**OBJECTIVE:** Begin with the first line of the material and write out each line exactly, ending with the line that contains "(0,0) rectangle (571pt,269.5pt);". Pictures are not part of the copy.

**EXCERPTED RECORDS:**
============================================================

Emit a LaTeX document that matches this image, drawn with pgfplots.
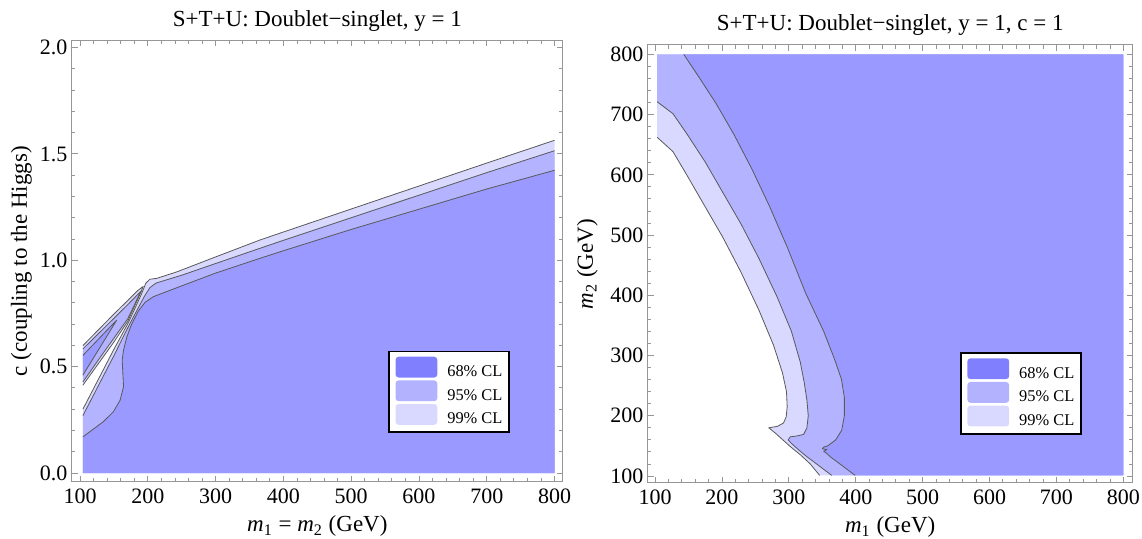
\documentclass[border=0pt]{standalone}
\usepackage{fontspec}
\setmainfont{Liberation Serif}
\usepackage{pgfplots}
\pgfplotsset{compat=1.18}

% contour fills
\definecolor{cl68}{RGB}{153,153,255}
\definecolor{cl95}{RGB}{179,179,255}
\definecolor{cl99}{RGB}{217,217,255}
% legend swatches
\definecolor{lg68}{RGB}{128,128,255}
\definecolor{lg95}{RGB}{178,178,255}
\definecolor{lg99}{RGB}{217,217,255}
\definecolor{framegray}{RGB}{150,150,150}

\pgfplotsset{
  every axis title/.style={at={(0.5,1)}, anchor=base, yshift=7.2pt,
    font=\fontsize{11.5}{13}\selectfont},
  clpanel/.style={
    scale only axis,
    axis line style={framegray, line width=0.5pt},
    tick style={framegray, line width=0.45pt},
    major tick length=3pt,
    minor tick length=1.8pt,
    tick align=inside,
    xtick pos=both, ytick pos=both,
    minor x tick num=4, minor y tick num=4,
    tick label style={font=\fontsize{11}{13}\selectfont, black},
    yticklabel style={inner xsep=2pt},
    /pgf/number format/assume math mode=true,
    label style={font=\fontsize{11.5}{13}\selectfont},
    xlabel style={at={(axis description cs:0.5,0)}, anchor=base, yshift=-25pt},
    xtick={100,200,...,800},
    no markers,
    legend cell align=left,
    legend style={
      draw=black, line width=0.9pt, fill=white,
      inner xsep=3.3pt, inner ysep=2.6pt,
      font=\fontsize{8.2}{9}\selectfont,
      row sep=0.4pt,
      nodes={inner sep=0pt},
      /tikz/every odd column/.append style={column sep=5pt},
    },
  },
  cline/.style={black!65, line width=0.4pt, line join=round},
  sw68/.style={legend image code/.code={\fill[lg68, rounded corners=1.2pt] (0pt,-2pt) rectangle (20pt,7.5pt);}},
  sw95/.style={legend image code/.code={\fill[lg95, rounded corners=1.2pt] (0pt,-2pt) rectangle (20pt,7.5pt);}},
  sw99/.style={legend image code/.code={\fill[lg99, rounded corners=1.2pt] (0pt,-2pt) rectangle (20pt,7.5pt);}},
}

\begin{document}
\begin{tikzpicture}
\path[use as bounding box] (0,0) rectangle (571pt,269.5pt);

% ---------------- c versus m1 = m2 ----------------
\begin{axis}[clpanel,
  at={(35.85pt,28.5pt)}, anchor=south west,
  width=245.65pt, height=220.75pt,
  xmin=87.5, xmax=812.5, ymin=-0.042, ymax=2.033,
  ytick={0,0.5,1,1.5,2}, yticklabels={0.0,0.5,1.0,1.5,2.0},
  title={S+T+U: Doublet−singlet, y = 1},
  xlabel={\textit{m}\textsubscript{1} = \textit{m}\textsubscript{2} (GeV)},
  ylabel={c (coupling to the Higgs)},
  ylabel style={at={(axis description cs:-0.091,0.5)}, anchor=base},
  legend style={at={(0.892,0.111)}, anchor=south east},
]
% 99% CL region, right part
\addplot[fill=cl99, draw=none, forget plot] coordinates {
  (104,0) (800,0) (800,1.564) (700,1.457) (600,1.349) (500,1.241) (400,1.133)
  (365,1.095) (300,1.016) (243,0.946) (213,0.915) (203,0.911) (197,0.893)
  (190,0.838) (180,0.768) (170,0.700) (150,0.583) (130,0.460) (104,0.300)};
% 99% CL region, left tongue
\addplot[fill=cl99, draw=none, forget plot] coordinates {
  (104,0.413) (130,0.528) (150,0.617) (170,0.712) (180,0.782) (188,0.838) (193,0.877)
  (185,0.858) (170,0.810) (150,0.748) (130,0.683) (104,0.599)};
% 95% CL region, right part
\addplot[fill=cl95, draw=none, forget plot] coordinates {
  (104,0) (800,0) (800,1.515) (700,1.412) (600,1.306) (500,1.200) (400,1.094)
  (365,1.056) (300,0.985) (250,0.930) (212,0.893) (203,0.872) (195,0.832)
  (185,0.772) (175,0.712) (165,0.650) (150,0.553) (130,0.430) (104,0.270)};
% 95% CL region, left tongue
\addplot[fill=cl95, draw=none, forget plot] coordinates {
  (104,0.428) (130,0.546) (150,0.635) (170,0.724) (180,0.790) (188,0.845) (190,0.856)
  (170,0.791) (150,0.728) (130,0.665) (104,0.583)};
% 68% CL region
\addplot[fill=cl68, draw=none, forget plot] coordinates {
  (104,0) (800,0) (800,1.423) (700,1.335) (600,1.240) (500,1.145) (400,1.045)
  (365,1.009) (300,0.940) (250,0.880) (208,0.829) (196,0.803) (186,0.762)
  (176,0.700) (169,0.641) (164,0.578) (162,0.531) (163,0.469) (164,0.406)
  (159,0.343) (149,0.288) (134,0.241) (104,0.170)};
\addplot[fill=cl68, draw=none, forget plot] coordinates {
  (104,0.460) (154,0.719) (104,0.553)};
% contour lines
\addplot[cline, forget plot] coordinates {
  (104,0.300) (130,0.460) (150,0.583) (170,0.700) (180,0.768) (190,0.838)
  (197,0.893) (203,0.911) (213,0.915) (243,0.946) (300,1.016) (365,1.095)
  (400,1.133) (500,1.241) (600,1.349) (700,1.457) (800,1.564)};
\addplot[cline, forget plot] coordinates {
  (104,0.413) (130,0.528) (150,0.617) (170,0.712) (180,0.782) (188,0.838) (193,0.877)
  (185,0.858) (170,0.810) (150,0.748) (130,0.683) (104,0.599)};
\addplot[cline, forget plot] coordinates {
  (104,0.270) (130,0.430) (150,0.553) (165,0.650) (175,0.712) (185,0.772)
  (195,0.832) (203,0.872) (212,0.893) (250,0.930) (300,0.985) (365,1.056)
  (400,1.094) (500,1.200) (600,1.306) (700,1.412) (800,1.515)};
\addplot[cline, forget plot] coordinates {
  (104,0.428) (130,0.546) (150,0.635) (170,0.724) (180,0.790) (188,0.845) (190,0.856)
  (170,0.791) (150,0.728) (130,0.665) (104,0.583)};
\addplot[cline, forget plot] coordinates {
  (104,0.170) (134,0.241) (149,0.288) (159,0.343) (164,0.406) (163,0.469)
  (162,0.531) (164,0.578) (169,0.641) (176,0.700) (186,0.762) (196,0.803)
  (208,0.829) (250,0.880) (300,0.940) (365,1.009) (400,1.045) (500,1.145)
  (600,1.240) (700,1.335) (800,1.423)};
\addplot[cline, forget plot] coordinates {
  (104,0.460) (154,0.719) (104,0.553)};
\addlegendimage{sw68}\addlegendentry{68\% CL}
\addlegendimage{sw95}\addlegendentry{95\% CL}
\addlegendimage{sw99}\addlegendentry{99\% CL}
\end{axis}

% ---------------- m2 versus m1 at c = 1 ----------------
\begin{axis}[clpanel,
  at={(323.85pt,28pt)}, anchor=south west,
  width=242.5pt, height=219pt,
  xmin=89, xmax=814, ymin=88.4, ymax=815.6,
  ytick={100,200,...,800},
  title={S+T+U: Doublet−singlet, y = 1, c = 1},
  xlabel={\textit{m}\textsubscript{1} (GeV)},
  ylabel={\textit{m}\textsubscript{2} (GeV)},
  ylabel style={at={(axis description cs:-0.1128,0.5)}, anchor=base},
  legend style={at={(0.895,0.1105)}, anchor=south east},
]
% 99% CL region
\addplot[fill=cl99, draw=none, forget plot] coordinates {
  (103,800) (800,800) (800,101) (346,101) (332,120) (317.5,134.9) (302,149)
  (288,163) (280,171) (270,180) (283,182.5) (292,188) (296,198) (297.5,215)
  (296.5,240) (290.3,271.9) (276.9,317.7) (255.4,375) (228.6,438) (201.8,495.3)
  (175,546.8) (148.2,598.4) (126.8,638.5) (103,662.5)};
% 95% CL region
\addplot[fill=cl95, draw=none, forget plot] coordinates {
  (103,800) (800,800) (800,101) (364,101) (345,117) (327,132) (315,143)
  (304,154) (299,160) (302,165) (312,166.5) (322,169) (327,180) (329,200)
  (327,226) (323,255) (317.1,289) (303.7,340.6) (282.2,397.9) (255.4,460.9)
  (228.6,518.2) (201.8,569.7) (175,621.3) (148.2,667) (126.8,701.5) (103,721.5)};
% 68% CL region
\addplot[fill=cl68, draw=none, forget plot] coordinates {
  (142.9,800) (800,800) (800,101) (399,101) (380,117) (363,131) (356,138)
  (352,141) (357,144) (350,145) (352,148) (358,150) (370,160) (379,176)
  (383,200) (383,230) (378.7,260.4) (368,294.8) (351.9,340.6) (325.1,403.6)
  (298.3,478.1) (271.5,546.8) (244.7,609.8) (217.9,667.1) (191.1,718.7)
  (164.3,764.5)};
% contour lines
\addplot[cline, forget plot] coordinates {
  (103,662.5) (126.8,638.5) (148.2,598.4) (175,546.8) (201.8,495.3) (228.6,438)
  (255.4,375) (276.9,317.7) (290.3,271.9) (296.5,240) (297.5,215) (296,198)
  (292,188) (283,182.5) (270,180) (280,171) (288,163) (302,149) (317.5,134.9)
  (332,120) (346,101)};
\addplot[cline, forget plot] coordinates {
  (103,721.5) (126.8,701.5) (148.2,667) (175,621.3) (201.8,569.7) (228.6,518.2)
  (255.4,460.9) (282.2,397.9) (303.7,340.6) (317.1,289) (323,255) (327,226)
  (329,200) (327,180) (322,169) (312,166.5) (302,165) (299,160) (304,154)
  (315,143) (327,132) (345,117) (364,101)};
\addplot[cline, forget plot] coordinates {
  (142.9,800) (164.3,764.5) (191.1,718.7) (217.9,667.1) (244.7,609.8)
  (271.5,546.8) (298.3,478.1) (325.1,403.6) (351.9,340.6) (368,294.8)
  (378.7,260.4) (383,230) (383,200) (379,176) (370,160) (358,150) (352,148)
  (350,145) (357,144) (352,141) (356,138) (363,131) (380,117) (399,101)};
\addlegendimage{sw68}\addlegendentry{68\% CL}
\addlegendimage{sw95}\addlegendentry{95\% CL}
\addlegendimage{sw99}\addlegendentry{99\% CL}
\end{axis}
\end{tikzpicture}
\end{document}
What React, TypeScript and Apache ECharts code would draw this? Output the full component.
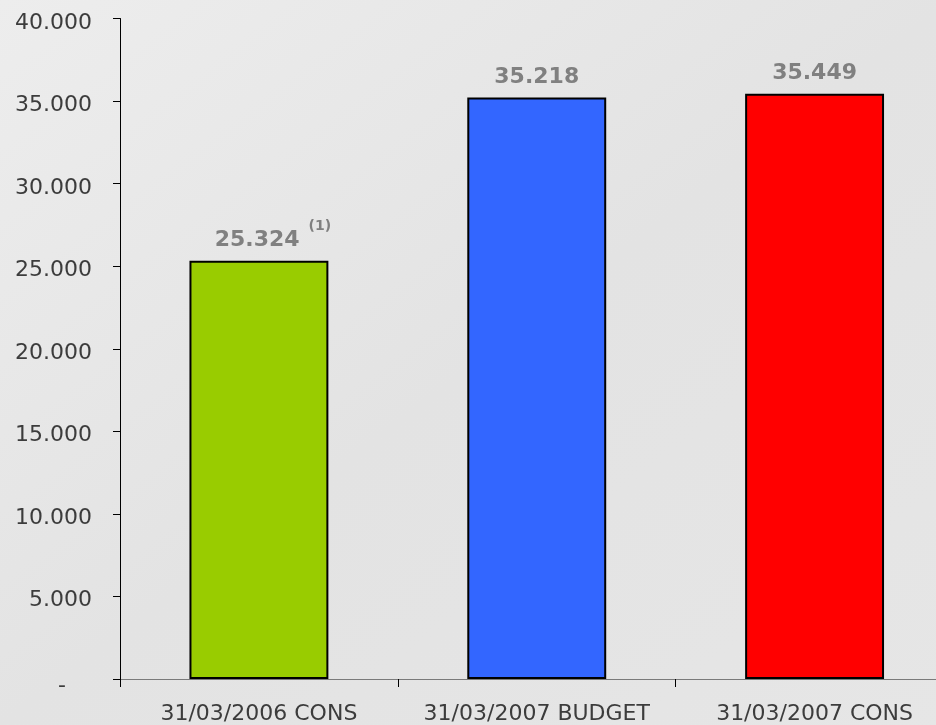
import React, { useEffect, useRef } from "react";
import * as echarts from "echarts";

const categories = ["31/03/2006 CONS", "31/03/2007 BUDGET", "31/03/2007 CONS"];
const values = [25324, 35218, 35449];
const barColors = ["#99CC00", "#3366FF", "#FF0000"];
const valueLabels = ["25.324", "35.218", "35.449"];
const footnotes = ["(1)", "", ""];
const yMax = 40000;
const yStep = 5000;

const FONT = "DejaVu Sans";

function formatTick(v: number): string {
  if (v === 0) return "{d|-}";
  const s = String(Math.round(v));
  return s.replace(/\B(?=(\d{3})+(?!\d))/g, ".");
}

export default function App() {
  const ref = useRef<HTMLDivElement>(null);

  useEffect(() => {
    if (!ref.current) return;
    const chart = echarts.init(ref.current, undefined, { renderer: "svg" });

    const valueStyle = {
      fontFamily: FONT,
      fontSize: 22,
      fontWeight: "bold" as const,
      color: "#808080",
    };

    const data = values.map((v, i) => {
      const note = footnotes[i];
      const item: any = {
        value: v,
        itemStyle: { color: barColors[i] },
      };
      if (note) {
        item.label = {
          formatter: "{v|" + valueLabels[i] + "}{s|" + note + "}",
          offset: [14, 0],
          rich: {
            v: { ...valueStyle, padding: [10, 0, 0, 0], verticalAlign: "bottom" },
            s: {
              fontFamily: FONT,
              fontSize: 14,
              fontWeight: "bold",
              color: "#808080",
              verticalAlign: "top",
              padding: [0, 0, 0, 9],
            },
          },
        };
      } else {
        item.label = { formatter: valueLabels[i] };
      }
      return item;
    });

    chart.setOption({
      animation: false,
      graphic: [
        {
          type: "rect",
          z: -100,
          silent: true,
          shape: { x: 0, y: 0, width: 954, height: 725 },
          style: {
            fill: new echarts.graphic.LinearGradient(0, 0, 1, 1, [
              { offset: 0, color: "#ededed" },
              { offset: 0.5, color: "#e3e3e3" },
              { offset: 1, color: "#e6e6e6" },
            ]),
          },
        },
      ],
      grid: { left: 120, right: 0.5, top: 18.5, bottom: 46, containLabel: false },
      xAxis: {
        type: "category",
        data: categories,
        axisLine: { show: true, lineStyle: { color: "#7a7a7a", width: 1 } },
        axisTick: { show: true, length: 8, lineStyle: { color: "#000" }, alignWithLabel: false },
        axisLabel: { fontFamily: FONT, fontSize: 22, color: "#3c3c3c", margin: 22, interval: 0 },
        splitLine: { show: false },
      },
      yAxis: {
        type: "value",
        min: 0,
        max: yMax,
        interval: yStep,
        axisLine: { show: true, lineStyle: { color: "#000", width: 1 } },
        axisTick: { show: true, length: 7, lineStyle: { color: "#000" } },
        splitLine: { show: false },
        axisLabel: {
          fontFamily: FONT,
          fontSize: 22,
          color: "#3c3c3c",
          margin: 28,
          padding: [5, 0, 0, 0],
          formatter: formatTick,
          rich: { d: { fontFamily: FONT, fontSize: 22, color: "#3c3c3c", padding: [5, 26, 0, 0] } },
        },
      },
      series: [
        {
          type: "bar",
          data,
          barWidth: "50%",
          itemStyle: { borderColor: "#000", borderWidth: 2 },
          label: {
            show: true,
            position: "top",
            distance: 11,
            ...valueStyle,
          },
        },
      ],
    });

    return () => chart.dispose();
  }, []);

  return (
    <div style={{ position: "fixed", left: 0, top: 0, width: 936, height: 725, overflow: "hidden" }}>
      <div ref={ref} style={{ width: 954, height: 725 }} />
    </div>
  );
}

============================================================

**FINAL RESULT:**
Emit a LaTeX document that matches this image, drawn with pgfplots.
\documentclass[border=0pt]{standalone}
\usepackage{fontspec}
\setmainfont{Liberation Serif}
\usepackage{pgfplots}
\pgfplotsset{compat=1.18}

% contour fills
\definecolor{cl68}{RGB}{153,153,255}
\definecolor{cl95}{RGB}{179,179,255}
\definecolor{cl99}{RGB}{217,217,255}
% legend swatches
\definecolor{lg68}{RGB}{128,128,255}
\definecolor{lg95}{RGB}{178,178,255}
\definecolor{lg99}{RGB}{217,217,255}
\definecolor{framegray}{RGB}{150,150,150}

\pgfplotsset{
  every axis title/.style={at={(0.5,1)}, anchor=base, yshift=7.2pt,
    font=\fontsize{11.5}{13}\selectfont},
  clpanel/.style={
    scale only axis,
    axis line style={framegray, line width=0.5pt},
    tick style={framegray, line width=0.45pt},
    major tick length=3pt,
    minor tick length=1.8pt,
    tick align=inside,
    xtick pos=both, ytick pos=both,
    minor x tick num=4, minor y tick num=4,
    tick label style={font=\fontsize{11}{13}\selectfont, black},
    yticklabel style={inner xsep=2pt},
    /pgf/number format/assume math mode=true,
    label style={font=\fontsize{11.5}{13}\selectfont},
    xlabel style={at={(axis description cs:0.5,0)}, anchor=base, yshift=-25pt},
    xtick={100,200,...,800},
    no markers,
    legend cell align=left,
    legend style={
      draw=black, line width=0.9pt, fill=white,
      inner xsep=3.3pt, inner ysep=2.6pt,
      font=\fontsize{8.2}{9}\selectfont,
      row sep=0.4pt,
      nodes={inner sep=0pt},
      /tikz/every odd column/.append style={column sep=5pt},
    },
  },
  cline/.style={black!65, line width=0.4pt, line join=round},
  sw68/.style={legend image code/.code={\fill[lg68, rounded corners=1.2pt] (0pt,-2pt) rectangle (20pt,7.5pt);}},
  sw95/.style={legend image code/.code={\fill[lg95, rounded corners=1.2pt] (0pt,-2pt) rectangle (20pt,7.5pt);}},
  sw99/.style={legend image code/.code={\fill[lg99, rounded corners=1.2pt] (0pt,-2pt) rectangle (20pt,7.5pt);}},
}

\begin{document}
\begin{tikzpicture}
\path[use as bounding box] (0,0) rectangle (571pt,269.5pt);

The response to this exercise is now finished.